The editorialists at the Wall Street Journal not happy with any of this and always anti-labor to the core, also saw it as an opportunity to take a shot at the Teamsters Union and its president Sean O’Brien. He had the temerity to host a podcast with Senator Hawley as a guest to tout the benefits of a 10% cap. The Journal took a shot by going after the Union Plus credit card program that has been a product of Capital One for nearly 40 years now. The Teamsters, like most unions, offered their members the chance to apply for the card. The Journal noted that the card charged customers rates between 25 and 27%, way over the proposed 10% and that Capital One hit customers with a $38 late charge that is way over the $8 recommended by another one of the Journal enemies, the Consumer Finance Protection Bureau. They then tried to insinuate that O’Brien was guilty of hypocrisy because their LM reports indicated the Teamsters had received $5 million from Capital One since 2021.

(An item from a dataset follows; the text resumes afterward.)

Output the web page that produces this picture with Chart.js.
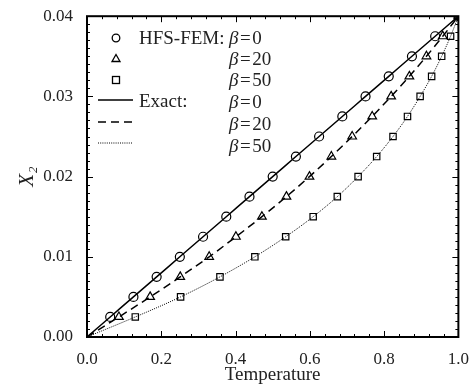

Admittedly, there’s some “strange bedfellows” irony here. A little know fact is that Capital One and this union privilege program funds a significant amount of many union’s organizing and other programs, as well as the AFL-CIO. I’ve had a card that I got through SEIU some 40 years ago, even before Capital One acquired the program. I’m fighting them right now over a late charge and interest assessment after they sent my bill to the wrong address.
There are a lot of things that could be said and written about these partnerships between unions and various corporations, including banks, by channeling old school arguments about the marriage of labor and capital. But the natural consequence of making that argument would be that it would modulate labor’s opposition to lowering rates, which is exactly opposite of what is happening here with Sean O’Brien and the Teamsters, who are in fact advocating for a cap that would lower their percentages of the payments they receive from their members’ purchases. The simple fact is that the Teamsters might make less than half of what they make now, which is hardly a gamechanger for them.
And, then there’s the fact, that I share. Union members are going to get credit cards, if they can qualify, just as I did. Even fighting a wrong charge, I’m happier knowing that, win or lose, having the card with Capital One means unions are at least getting a taste of these predatory rates and spending them to protect workers and organize new workplaces. If I had the card with someone else, unions would be the poorer.
Why would I want that? I definitely want a 10% cap for all my members and everyone else, regardless of the Journal’s attempt to confuse and distort the issue. Even this late in the game, it would be nice to stop usury.